- YOUR GOAL: Show every line that has the string "Output" in it.

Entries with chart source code
* Start *

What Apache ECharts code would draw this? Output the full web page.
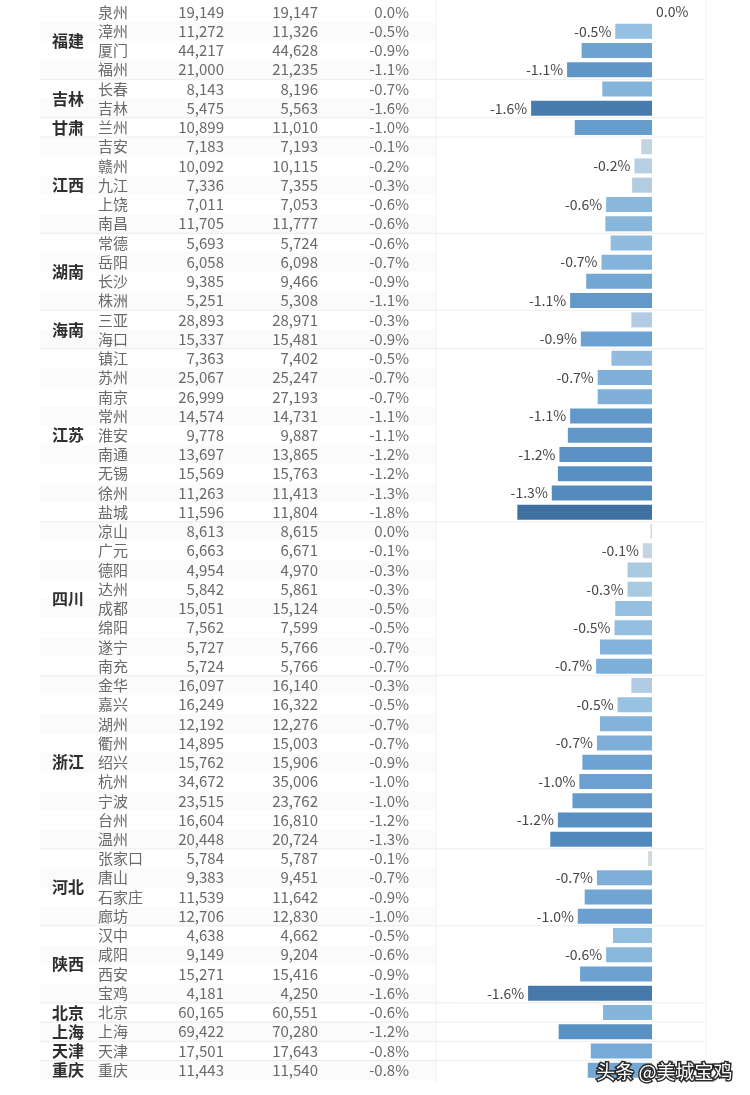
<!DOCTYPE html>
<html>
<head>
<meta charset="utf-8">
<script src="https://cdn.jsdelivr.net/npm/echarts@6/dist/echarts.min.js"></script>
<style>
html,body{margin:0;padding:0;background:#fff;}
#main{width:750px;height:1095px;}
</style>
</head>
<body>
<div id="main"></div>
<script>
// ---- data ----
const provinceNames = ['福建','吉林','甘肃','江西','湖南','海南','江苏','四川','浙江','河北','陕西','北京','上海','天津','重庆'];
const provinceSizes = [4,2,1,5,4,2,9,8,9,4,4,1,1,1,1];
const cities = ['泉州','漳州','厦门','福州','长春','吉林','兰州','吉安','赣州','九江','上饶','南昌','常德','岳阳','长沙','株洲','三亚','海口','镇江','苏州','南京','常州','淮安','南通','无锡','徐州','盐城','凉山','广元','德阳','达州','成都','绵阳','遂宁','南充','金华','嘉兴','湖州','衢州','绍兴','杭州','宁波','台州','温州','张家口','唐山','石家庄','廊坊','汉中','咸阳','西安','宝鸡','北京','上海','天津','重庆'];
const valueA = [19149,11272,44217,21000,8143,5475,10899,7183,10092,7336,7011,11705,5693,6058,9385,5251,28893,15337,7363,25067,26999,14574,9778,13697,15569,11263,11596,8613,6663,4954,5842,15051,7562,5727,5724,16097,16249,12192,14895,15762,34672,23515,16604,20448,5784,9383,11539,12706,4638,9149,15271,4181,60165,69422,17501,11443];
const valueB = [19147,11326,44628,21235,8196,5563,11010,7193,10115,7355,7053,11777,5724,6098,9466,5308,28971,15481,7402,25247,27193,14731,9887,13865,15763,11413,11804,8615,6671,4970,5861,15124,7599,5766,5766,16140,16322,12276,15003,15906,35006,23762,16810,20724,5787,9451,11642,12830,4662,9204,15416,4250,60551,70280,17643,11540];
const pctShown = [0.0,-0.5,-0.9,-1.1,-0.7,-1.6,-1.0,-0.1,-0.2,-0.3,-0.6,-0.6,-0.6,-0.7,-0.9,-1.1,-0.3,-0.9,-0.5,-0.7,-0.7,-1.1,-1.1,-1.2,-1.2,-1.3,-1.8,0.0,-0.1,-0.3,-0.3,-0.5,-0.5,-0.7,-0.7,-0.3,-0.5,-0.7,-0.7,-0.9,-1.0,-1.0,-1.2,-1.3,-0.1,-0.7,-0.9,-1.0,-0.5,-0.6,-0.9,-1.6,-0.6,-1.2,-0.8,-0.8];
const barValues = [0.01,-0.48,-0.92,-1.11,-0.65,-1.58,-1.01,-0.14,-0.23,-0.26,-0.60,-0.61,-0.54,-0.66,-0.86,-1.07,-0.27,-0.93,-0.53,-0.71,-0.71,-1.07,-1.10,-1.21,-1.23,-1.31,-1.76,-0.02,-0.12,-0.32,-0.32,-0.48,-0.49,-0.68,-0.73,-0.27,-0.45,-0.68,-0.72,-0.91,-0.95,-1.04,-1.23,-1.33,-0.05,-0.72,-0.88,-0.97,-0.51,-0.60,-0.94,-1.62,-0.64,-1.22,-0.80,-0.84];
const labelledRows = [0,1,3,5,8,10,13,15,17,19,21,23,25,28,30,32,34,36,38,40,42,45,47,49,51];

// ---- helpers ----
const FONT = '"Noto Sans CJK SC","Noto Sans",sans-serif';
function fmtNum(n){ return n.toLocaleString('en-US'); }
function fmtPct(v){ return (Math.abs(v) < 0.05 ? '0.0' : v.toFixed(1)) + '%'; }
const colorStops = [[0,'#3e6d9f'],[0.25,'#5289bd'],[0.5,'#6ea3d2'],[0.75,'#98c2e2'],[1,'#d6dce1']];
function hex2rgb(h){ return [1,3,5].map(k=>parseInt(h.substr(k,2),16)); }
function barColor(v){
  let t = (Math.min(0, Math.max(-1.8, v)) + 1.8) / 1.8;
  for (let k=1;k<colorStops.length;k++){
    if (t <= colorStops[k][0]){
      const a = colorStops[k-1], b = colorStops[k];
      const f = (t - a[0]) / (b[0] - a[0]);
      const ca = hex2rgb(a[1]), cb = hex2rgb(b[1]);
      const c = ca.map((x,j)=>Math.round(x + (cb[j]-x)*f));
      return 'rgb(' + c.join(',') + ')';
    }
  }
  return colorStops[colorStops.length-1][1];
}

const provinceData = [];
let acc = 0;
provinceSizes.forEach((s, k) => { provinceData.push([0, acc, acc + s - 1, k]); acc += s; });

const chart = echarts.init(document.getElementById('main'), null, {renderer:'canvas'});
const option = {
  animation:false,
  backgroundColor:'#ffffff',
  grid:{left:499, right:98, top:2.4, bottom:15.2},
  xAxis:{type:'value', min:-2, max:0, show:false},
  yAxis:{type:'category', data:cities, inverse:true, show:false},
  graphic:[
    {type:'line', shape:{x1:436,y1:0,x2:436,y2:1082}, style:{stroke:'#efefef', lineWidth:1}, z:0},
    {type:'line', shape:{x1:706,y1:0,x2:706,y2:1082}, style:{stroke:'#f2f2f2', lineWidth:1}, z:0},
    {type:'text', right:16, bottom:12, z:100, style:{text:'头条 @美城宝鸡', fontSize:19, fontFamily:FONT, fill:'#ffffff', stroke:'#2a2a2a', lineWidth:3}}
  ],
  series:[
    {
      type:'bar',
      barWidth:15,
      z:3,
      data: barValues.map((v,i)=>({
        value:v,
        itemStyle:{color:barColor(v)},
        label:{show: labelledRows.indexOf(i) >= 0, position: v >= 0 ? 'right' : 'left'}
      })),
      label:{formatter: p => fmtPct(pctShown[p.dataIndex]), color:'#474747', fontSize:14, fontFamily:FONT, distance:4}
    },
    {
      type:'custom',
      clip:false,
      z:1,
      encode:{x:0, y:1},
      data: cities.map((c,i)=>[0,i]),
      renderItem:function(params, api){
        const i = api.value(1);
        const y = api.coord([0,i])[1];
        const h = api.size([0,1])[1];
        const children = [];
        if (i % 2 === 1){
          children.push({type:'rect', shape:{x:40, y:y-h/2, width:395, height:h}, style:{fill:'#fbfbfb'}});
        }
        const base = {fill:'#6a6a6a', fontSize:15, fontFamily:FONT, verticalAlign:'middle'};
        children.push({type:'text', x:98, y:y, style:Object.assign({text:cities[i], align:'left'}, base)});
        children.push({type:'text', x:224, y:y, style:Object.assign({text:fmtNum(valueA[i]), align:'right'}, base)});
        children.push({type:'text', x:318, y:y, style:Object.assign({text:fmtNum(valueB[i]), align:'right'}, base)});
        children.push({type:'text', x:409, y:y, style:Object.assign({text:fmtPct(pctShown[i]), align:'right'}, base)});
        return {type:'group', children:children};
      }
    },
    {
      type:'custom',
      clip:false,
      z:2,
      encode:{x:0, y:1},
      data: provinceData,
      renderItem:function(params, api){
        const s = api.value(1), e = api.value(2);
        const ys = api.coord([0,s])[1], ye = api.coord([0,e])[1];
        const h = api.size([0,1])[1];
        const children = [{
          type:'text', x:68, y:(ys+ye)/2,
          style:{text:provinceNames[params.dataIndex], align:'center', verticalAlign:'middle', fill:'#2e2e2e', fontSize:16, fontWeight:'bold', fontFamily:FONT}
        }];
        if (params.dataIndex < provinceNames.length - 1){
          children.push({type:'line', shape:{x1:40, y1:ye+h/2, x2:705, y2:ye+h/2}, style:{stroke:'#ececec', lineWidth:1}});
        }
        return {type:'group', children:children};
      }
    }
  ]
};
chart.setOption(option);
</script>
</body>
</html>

* End *
* Start *

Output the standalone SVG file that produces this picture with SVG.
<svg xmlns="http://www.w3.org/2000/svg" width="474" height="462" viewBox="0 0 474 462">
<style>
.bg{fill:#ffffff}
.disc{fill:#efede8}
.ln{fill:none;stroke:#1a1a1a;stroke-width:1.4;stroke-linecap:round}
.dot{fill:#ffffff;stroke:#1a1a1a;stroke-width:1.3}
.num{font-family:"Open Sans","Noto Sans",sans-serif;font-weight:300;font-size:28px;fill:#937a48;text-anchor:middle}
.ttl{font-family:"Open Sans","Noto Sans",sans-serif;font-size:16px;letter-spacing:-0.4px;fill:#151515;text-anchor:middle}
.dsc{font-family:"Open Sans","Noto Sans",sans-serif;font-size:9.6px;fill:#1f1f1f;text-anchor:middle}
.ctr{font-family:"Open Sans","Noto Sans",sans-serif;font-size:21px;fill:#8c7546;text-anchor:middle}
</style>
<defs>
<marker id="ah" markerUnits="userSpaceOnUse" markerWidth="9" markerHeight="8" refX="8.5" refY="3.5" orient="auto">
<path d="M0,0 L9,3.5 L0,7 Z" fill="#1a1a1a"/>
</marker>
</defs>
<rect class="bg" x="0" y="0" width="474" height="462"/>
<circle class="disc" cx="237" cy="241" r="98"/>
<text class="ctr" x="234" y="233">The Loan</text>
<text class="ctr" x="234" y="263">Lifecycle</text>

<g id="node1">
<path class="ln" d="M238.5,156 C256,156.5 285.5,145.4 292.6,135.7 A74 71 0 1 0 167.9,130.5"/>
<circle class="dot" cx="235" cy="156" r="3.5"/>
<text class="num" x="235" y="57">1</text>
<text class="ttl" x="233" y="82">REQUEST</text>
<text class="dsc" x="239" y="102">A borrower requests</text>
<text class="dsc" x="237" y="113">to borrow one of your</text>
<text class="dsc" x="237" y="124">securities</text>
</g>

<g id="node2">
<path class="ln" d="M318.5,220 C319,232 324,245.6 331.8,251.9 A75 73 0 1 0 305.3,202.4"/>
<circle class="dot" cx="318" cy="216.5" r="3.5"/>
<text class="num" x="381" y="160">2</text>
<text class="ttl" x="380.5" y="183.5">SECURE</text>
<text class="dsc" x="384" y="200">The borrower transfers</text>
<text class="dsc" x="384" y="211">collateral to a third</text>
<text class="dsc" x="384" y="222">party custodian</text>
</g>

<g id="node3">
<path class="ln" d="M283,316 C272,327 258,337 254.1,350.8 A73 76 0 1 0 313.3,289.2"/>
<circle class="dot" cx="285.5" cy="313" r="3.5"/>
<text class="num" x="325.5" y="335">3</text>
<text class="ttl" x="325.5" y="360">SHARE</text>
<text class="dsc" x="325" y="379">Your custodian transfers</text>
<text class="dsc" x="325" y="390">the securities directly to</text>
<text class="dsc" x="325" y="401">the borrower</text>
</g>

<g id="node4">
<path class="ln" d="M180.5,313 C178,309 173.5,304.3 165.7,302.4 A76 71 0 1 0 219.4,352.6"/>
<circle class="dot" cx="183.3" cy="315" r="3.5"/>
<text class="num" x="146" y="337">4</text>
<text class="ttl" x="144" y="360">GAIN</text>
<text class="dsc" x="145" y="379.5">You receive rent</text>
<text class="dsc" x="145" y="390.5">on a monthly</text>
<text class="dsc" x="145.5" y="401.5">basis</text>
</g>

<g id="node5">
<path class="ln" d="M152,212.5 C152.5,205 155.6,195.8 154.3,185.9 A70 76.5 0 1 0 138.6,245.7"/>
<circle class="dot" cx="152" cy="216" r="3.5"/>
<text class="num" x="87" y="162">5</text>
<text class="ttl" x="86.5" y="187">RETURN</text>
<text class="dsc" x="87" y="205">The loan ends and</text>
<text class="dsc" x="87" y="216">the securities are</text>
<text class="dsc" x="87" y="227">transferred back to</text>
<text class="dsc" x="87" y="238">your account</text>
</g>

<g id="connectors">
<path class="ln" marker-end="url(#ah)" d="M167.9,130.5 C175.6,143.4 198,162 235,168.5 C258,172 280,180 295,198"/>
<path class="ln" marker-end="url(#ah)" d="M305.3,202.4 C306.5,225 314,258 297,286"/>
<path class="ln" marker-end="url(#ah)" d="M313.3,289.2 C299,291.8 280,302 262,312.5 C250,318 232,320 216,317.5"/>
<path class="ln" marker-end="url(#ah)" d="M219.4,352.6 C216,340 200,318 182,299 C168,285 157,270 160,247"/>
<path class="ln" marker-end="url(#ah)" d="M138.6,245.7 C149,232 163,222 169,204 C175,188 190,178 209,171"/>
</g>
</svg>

* End *

- SOLUTION TO THE EXERCISE:
What Apache ECharts code would draw this? Output the full web page.
Output the standalone SVG file that produces this picture with SVG.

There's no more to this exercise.